Obviously, integrating this model into some other tool cannot be done by a non-tech user, and even for tech experts, this would need some development expertise. FYI, I couldn’t find the config panel - maybe this would help to answer my question? It would be useful to provide some guidelines, however brief, about how this would be done. Essentially, the proposal, in this respect, follows principles of reuse. However, it’s difficult to imagine how this would be done in practice - rdf:SynopsViz has ONE hierarchical visualisation technique implemented on top of the model - a treemap. These are not particularly intuitive, and navigation especially becomes quite complex as interim nodes and leaves increase. Having watched the video, and tried out the online tool, I cannot see where else the hierarchical model is being reused, except, maybe, in the facet panel?
An example of this outside rdf:SynopsViz would be useful - unless, of course, this was an existing tool where exactly this was done to prove the point?

*** Detailed review

“The same also holds for any additional information (e.g., statistical information) that is computed for each group of objects. This information must be recomputed when the groups of objects (i.e., data organization) are modified." - does this have any impact on response? - see also point at bottom about response times reported.
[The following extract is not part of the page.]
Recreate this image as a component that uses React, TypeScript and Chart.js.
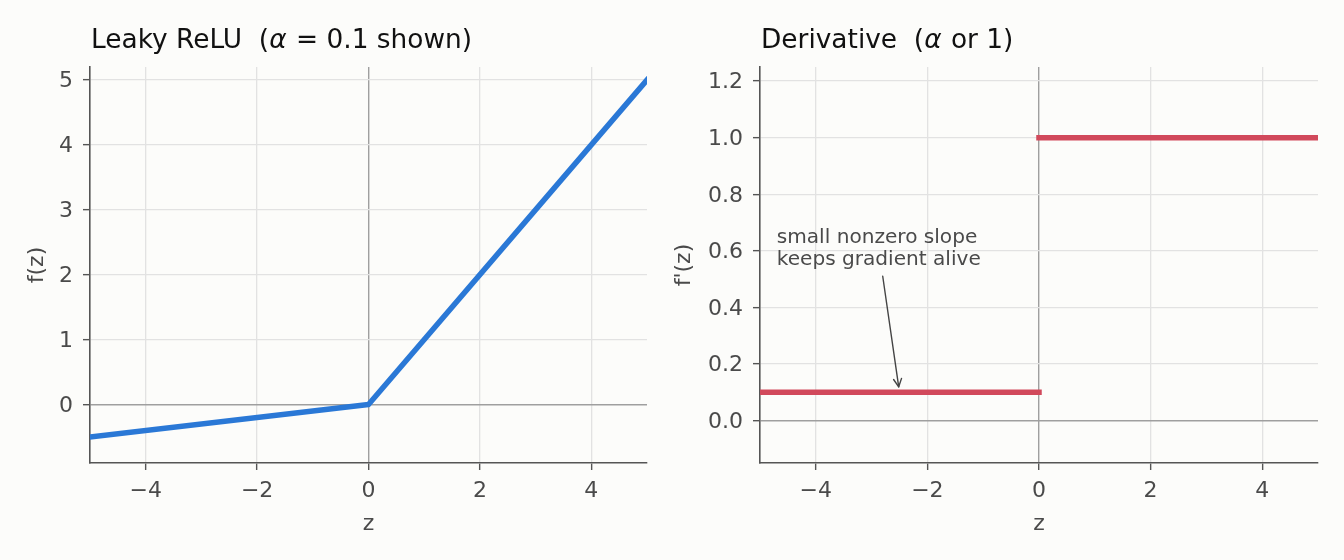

p.3 - “Also, the proposed structure aims at organizing the data in a practical manner for a (visual) exploration scenario, rather than for indexing and querying efficiency." - thinking out loud… would optimising for querying not affect (improve) response during exploration? Suppose could be either way, depending on how this is implemented, but it would be worth clarifying this.

Don’t understand footnote 1 - what exactly does “uniformly handles" mean?

I do not follow this: D = S, i.e., “for each tr ∈ D iff tr ∈ S" - ∈ denotes memberOf - if S is derived from D, this still makes it a sub-set that may or may NOT be the complete dataset, no? Unless this reads “iff for each tr ∈ D, tr ∈ S"

p.5 - in fig.2 node f has ‘p3 age 37’ - fig.1 doesn’t have this value, but 40 for p3

Each leaf node contains λ or λ − 1 triples, where λ = ceil(|D|/l|)^3 - this is simply a factor of the formatting, but I read this as “cubed/to the power 3" - it wasn’t till I reached ex.3 and found a mismatch in the equations that I realised this is footnote 3. - I’d suggest moving the footnote into the text or attaching the pointer to text, rather than the equation. Same for footnote 4.

“The third part is the ConstructInternalNodes procedure, which requires… “ on what basis is the approximation made? It’s not obvious to me how LHS = RHS
Similarly, “ the overall computational cost for the HETree-C construction in the worst case is O(κlogκ + κ + κ) = O(κlogκ)" - again, how is the approximation reached? Considering the final cost calculation is the same as that for the R-Tree, even though they each start from a different point, this clarification is necessary - for both.

I can’t see any difference between algorithms 1 and 2 beyond one being R and the other C - unless I’m missing the obvious, I would suggest they both refer to the same (base) algorithm, and then the (different) procedures expanded from there. On the same point, there are a few other instances where identical information (or nearly so) is repeated for C and R. Simply because this makes reading tedious I’d suggest the point simply be made, in reference to both.

For ex.5, why are λmin = 25 and λmax = 50 ideal/optimal/preferred values? Note, I’m not saying they’re not, but it’s not clear whether they’re random values, based on a specific screen size, based on a [named] set of visualisation guidelines… Along the same lines, why is d = 2 rejected? - what makes it “extreme"? To illustrate, if D had a value, say, 4, 2 would be perfectly acceptable, if not the preferred value of d.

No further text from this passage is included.